Reginald Hill’s many readers may not trust the title, Super- intendent Andy Dalziel seeming to belong, like Captain Grimes, among the immortals.
Can the author really have brought him to his version of the Reichenbach Falls, and, if so, will the Fat Man no’, like Holmes, come back again? Certainly it seems that he is dead, blown up by a terrorist bomb in the first chapter, and, if not quite dead, then dying, despite the certainty of DCI Pascoe’s seven-year-old daughter Rosie that ‘Uncle Andy’ can’t do such a thing. While we wait to find out we are given quite a lot of his subconscious visions and out-of-body experiences; quite the worst thing in the novel, examples of the pretentious ‘fine writing’ which Hill is inclined to indulge in.
Dalziel therefore takes no part in the investigation, though his spirit pervades it, and Pascoe finds himself, to the worried irritation of his wife Ellie, speaking and acting as if he was Dalziel himself. This works rather well. If Pascoe isn’t as brutal or as funny as Dalziel, he is a more credible character than Dalziel has been for several books now, ever since Hill started treating him with sentimental indulgence.
The plot too is brisker and more convincing than in some of the recent novels. There’s no murderer playing elaborate word-games as in Death’s Jest-Book. It is far-fetched certainly, but possible, perhaps not even improbable.

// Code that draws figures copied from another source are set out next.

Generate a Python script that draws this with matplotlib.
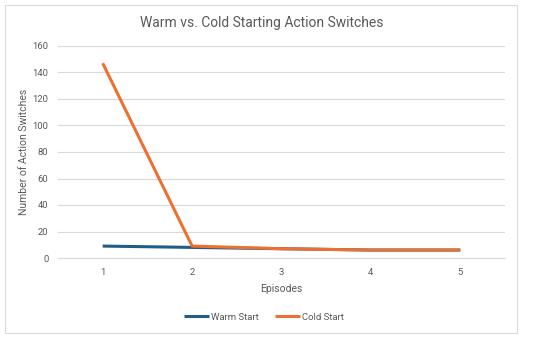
import matplotlib
matplotlib.use("Agg")
import matplotlib.pyplot as plt
from matplotlib.patches import Rectangle

# ── Data ──────────────────────────────────────────────────────────────────────
episodes = [1, 2, 3, 4, 5]
warm_start = [9, 8, 7, 6, 6]
cold_start = [147, 9, 7, 6, 6]
y_ticks = [0, 20, 40, 60, 80, 100, 120, 140, 160]

TEXT = "#595959"
GRID = "#d9d9d9"

plt.rcParams["font.family"] = ["Roboto", "DejaVu Sans"]

fig = plt.figure(figsize=(5.5, 3.4), dpi=100)
fig.patches.append(Rectangle((5 / 550, 1 - 333 / 340), 512 / 550, 328 / 340,
                             transform=fig.transFigure, fill=False,
                             edgecolor="#d9d9d9", linewidth=0.8))

ax = fig.add_axes([58 / 550, 1 - 258 / 340, 447 / 550, 212 / 340])
ax.plot(episodes, warm_start, color="#1f5c87", linewidth=2.2, label="Warm Start",
        solid_capstyle="butt")
ax.plot(episodes, cold_start, color="#ee7031", linewidth=2.2, label="Cold Start",
        solid_capstyle="butt")

ax.set_xlim(0.5, 5.5)
ax.set_ylim(0, 160)
ax.set_xticks(episodes)
ax.set_yticks(y_ticks)
ax.tick_params(length=0, labelsize=6.8, colors=TEXT, pad=7)
ax.grid(axis="y", color=GRID, linewidth=0.8)
ax.set_axisbelow(True)
for s in ["top", "right", "left"]:
    ax.spines[s].set_visible(False)
ax.spines["bottom"].set_color(GRID)
ax.spines["bottom"].set_linewidth(0.8)

ax.set_xlabel("Episodes", fontsize=7.5, color=TEXT, labelpad=5)
ax.set_ylabel("Number of Action Switches", fontsize=7.5, color=TEXT, labelpad=2)
fig.text(0.475, 1 - 23 / 340, "Warm vs. Cold Starting Action Switches",
         ha="center", va="center", fontsize=10, color=TEXT)

fig.legend(loc="center", bbox_to_anchor=(0.48, 1 - 317 / 340), ncol=2,
           frameon=False, fontsize=6.8, labelcolor=TEXT, handlelength=2.6,
           handletextpad=0.2, columnspacing=1.8)

fig.savefig("out.png", dpi=100, facecolor="white")
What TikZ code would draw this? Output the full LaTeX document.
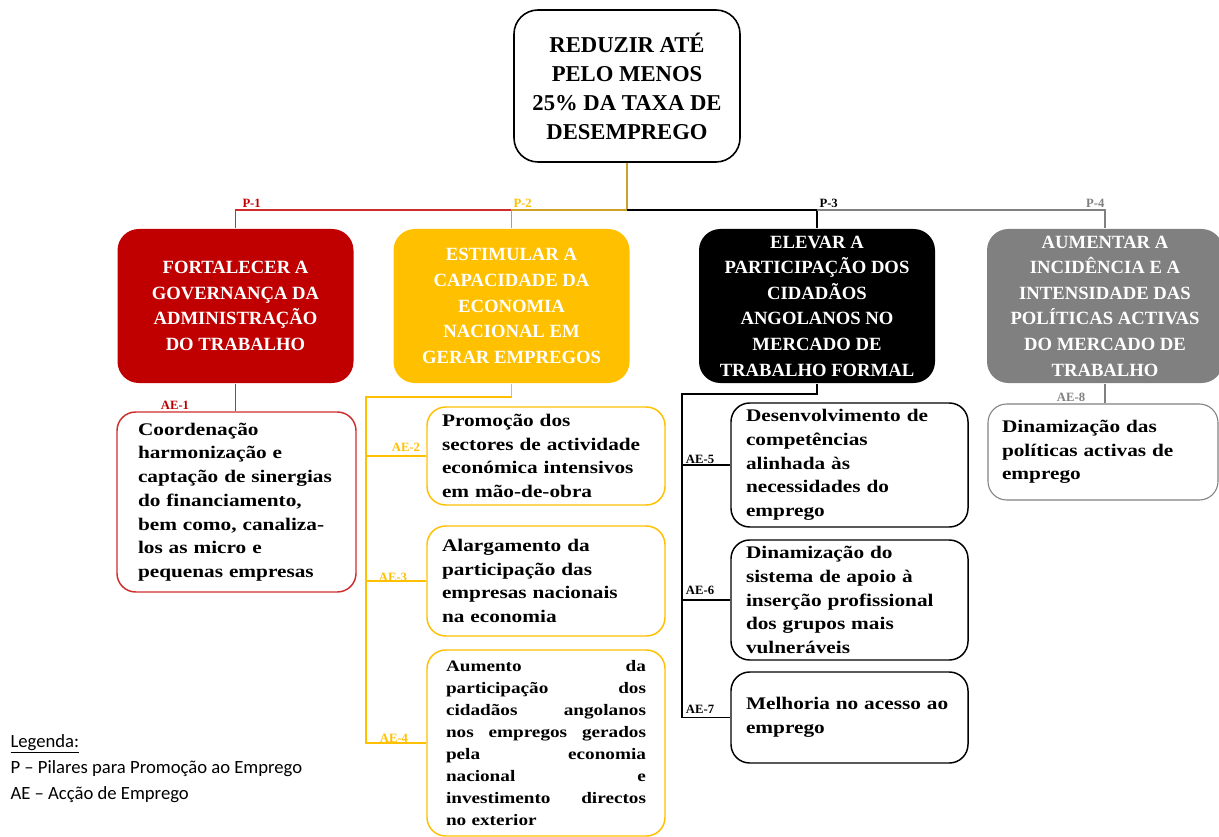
\documentclass[tikz,border=0pt]{standalone}
\usepackage{fontspec}
\setmainfont{Liberation Serif}
\newfontfamily\stretchfont{Liberation Serif}[FakeStretch=1.2]
\newfontfamily\legendfont{Carlito}

\definecolor{pilRed}{RGB}{192,0,0}
\definecolor{pilYellow}{RGB}{255,192,0}
\definecolor{pilGray}{RGB}{128,128,128}
\definecolor{edgeRed}{RGB}{208,44,44}
\definecolor{edgeGold}{RGB}{205,160,40}

\tikzset{every picture/.style={line width=0.75pt}}
\tikzset{
	goalbox/.style={draw=black, line width=1.2pt, rounded corners=18pt, align=center, inner sep=0pt, minimum width=169.5pt, minimum height=114pt, font=\bfseries\fontsize{17}{21.75}\selectfont},
	pillar/.style={rounded corners=16pt, align=center, inner sep=0pt, text=white, minimum width=177pt, minimum height=115.5pt, font=\bfseries\fontsize{14}{19.2}\selectfont},
	action/.style={draw, line width=1.1pt, rounded corners=14pt, align=left, inner ysep=0pt, text=black, font=\stretchfont\bfseries\fontsize{13.3}{17.8}\selectfont},
	tag/.style={inner sep=0pt, font=\bfseries\fontsize{9.5}{10}\selectfont},
	lineRed/.style={draw=edgeRed, line width=1pt},
	lineGold/.style={draw=edgeGold, line width=1pt},
	lineYellow/.style={draw=pilYellow, line width=1pt},
	lineBlack/.style={draw=black, line width=1pt},
	lineGray/.style={draw=pilGray, line width=1pt},
}

\begin{document}
\begin{tikzpicture}[x=0.75pt,y=0.75pt,yscale=-1,xscale=1]
	\useasboundingbox (0,0) rectangle (1219,837);
	
	%Shape: Goal [id:goal]
	\node [goalbox] (goal) at (627,86) {REDUZIR ATÉ\\PELO MENOS\\25\% DA TAXA DE\\DESEMPREGO};
	
	%Shape: Pillars [id:p1-p4]
	\node [pillar, fill=pilRed] (p1) at (235.5,306) {FORTALECER A\\GOVERNANÇA DA\\ADMINISTRAÇÃO\\DO TRABALHO};
	\node [pillar, fill=pilYellow] (p2) at (511.5,306) {ESTIMULAR A\\CAPACIDADE DA\\ECONOMIA\\NACIONAL EM\\GERAR EMPREGOS};
	\node [pillar, fill=black] (p3) at (817,306) {ELEVAR A\\PARTICIPAÇÃO DOS\\CIDADÃOS\\ANGOLANOS NO\\MERCADO DE\\TRABALHO FORMAL};
	\node [pillar, fill=pilGray] (p4) at (1105,306) {AUMENTAR A\\INCIDÊNCIA E A\\INTENSIDADE DAS\\POLÍTICAS ACTIVAS\\DO MERCADO DE\\TRABALHO};
	
	%Shape: Actions [id:ae1-ae8]
	\node [action, draw=edgeRed, text width=147.75pt, inner xsep=15.75pt, minimum height=135pt] (ae1) at (236.5,502) {Coordenação\\harmonização e\\captação de sinergias\\do financiamento,\\bem como, canaliza-\\los as micro e\\pequenas empresas};
	\node [action, draw=pilYellow, text width=156pt, inner xsep=11.25pt, minimum height=73.5pt] (ae2) at (546,456) {Promoção dos\\sectores de actividade\\económica intensivos\\em mão-de-obra};
	\node [action, draw=pilYellow, text width=156pt, inner xsep=11.25pt, minimum height=82.5pt] (ae3) at (546,581) {Alargamento da\\participação das\\empresas nacionais\\na economia};
	\node [action, draw=pilYellow, text width=150pt, inner xsep=14.25pt, minimum height=139.5pt, font=\stretchfont\bfseries\fontsize{12}{16.5}\selectfont] (ae4) at (546,743) {Aumento \hfill da\\participação \hfill dos\\cidadãos \hfill angolanos\\nos \hfill empregos \hfill gerados\\pela \hfill economia\\nacional \hfill e\\investimento \hfill directos\\no exterior};
	\node [action, draw=black, text width=155.25pt, inner xsep=11.25pt, minimum height=93pt] (ae5) at (849.5,465) {Desenvolvimento de\\competências\\alinhada às\\necessidades do\\emprego};
	\node [action, draw=black, text width=155.25pt, inner xsep=11.25pt, minimum height=90pt] (ae6) at (849.5,600) {Dinamização do\\sistema de apoio à\\inserção profissional\\dos grupos mais\\vulneráveis};
	\node [action, draw=black, text width=155.25pt, inner xsep=11.25pt, minimum height=68.25pt] (ae7) at (849.5,717.5) {Melhoria no acesso ao\\emprego};
	\node [action, draw=pilGray, line width=0.8pt, text width=151.5pt, inner xsep=10.5pt, minimum height=72pt] (ae8) at (1103,452) {Dinamização das\\políticas activas de\\emprego};
	
	%Straight Lines [id:bus]
	\coordinate (bus) at (627,210);
	\draw [lineGold] (goal.south) -- (bus);
	\draw [lineRed] (p1.north) |- (p2.north |- bus);
	\draw [lineGold] (p2.north) |- (bus);
	\draw [lineBlack] (bus) -| (p3.north);
	\draw [lineGray] (p3.north |- bus) -| (p4.north);
	
	%Straight Lines [id:branches]
	\draw [lineRed] (p1.south) -- (p1.south |- ae1.north);
	\coordinate (ytrunk) at (366,397);
	\draw [lineYellow] (p2.south) |- (ytrunk) |- (ae4.west);
	\draw [lineYellow] (ytrunk |- ae2.west) -- (ae2.west);
	\draw [lineYellow] (ytrunk |- ae3.west) -- (ae3.west);
	\coordinate (btrunk) at (682,394);
	\draw [lineBlack] (p3.south) |- (btrunk) |- (ae7.west);
	\draw [lineBlack] (btrunk |- ae5.west) -- (ae5.west);
	\draw [lineBlack] (btrunk |- ae6.west) -- (ae6.west);
	\draw [lineGray] (p4.south) -- (p4.south |- ae8.north);
	
	% Text Node
	\node [tag, text=pilRed, anchor=south west] (t1) at (242,208) {P-1};
	\node [tag, text=pilYellow, anchor=south west] (t2) at (513,208) {P-2};
	\node [tag, anchor=south west] (t3) at (819,208) {P-3};
	\node [tag, text=pilGray, anchor=south east] (t4) at (1105,208) {P-4};
	% Text Node
	\node [tag, text=pilRed] (a1) at (175,405) {AE-1};
	\node [tag, text=pilYellow] (a2) at (406,447) {AE-2};
	\node [tag, text=pilYellow] (a3) at (393,577) {AE-3};
	\node [tag, text=pilYellow] (a4) at (394,738) {AE-4};
	\node [tag] (a5) at (700,459) {AE-5};
	\node [tag] (a6) at (700,590) {AE-6};
	\node [tag] (a7) at (700,709) {AE-7};
	\node [tag, text=pilGray] (a8) at (1071,397) {AE-8};
	% Text Node
	\node [anchor=north west, inner sep=0pt, align=left, font=\legendfont\fontsize{14}{19.5}\selectfont] (legend) at (10,734) {\underline{Legenda:}\\P – Pilares para Promoção ao Emprego\\AE – Acção de Emprego};
	
\end{tikzpicture}
\end{document}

Dalziel shouldn’t have approached the house. It had been ‘flagged up by CAT’, the ‘Combined Anti-terrorism unit in which Special Branch officers worked alongside MI5 operatives’. He did so principally because the alert had been given by Constable Hector, notoriously the dimmest officer in the Mid-Yorkshire force. At first CAT seem ready to write it off as an accident, but Pascoe is sure it’s more complicated.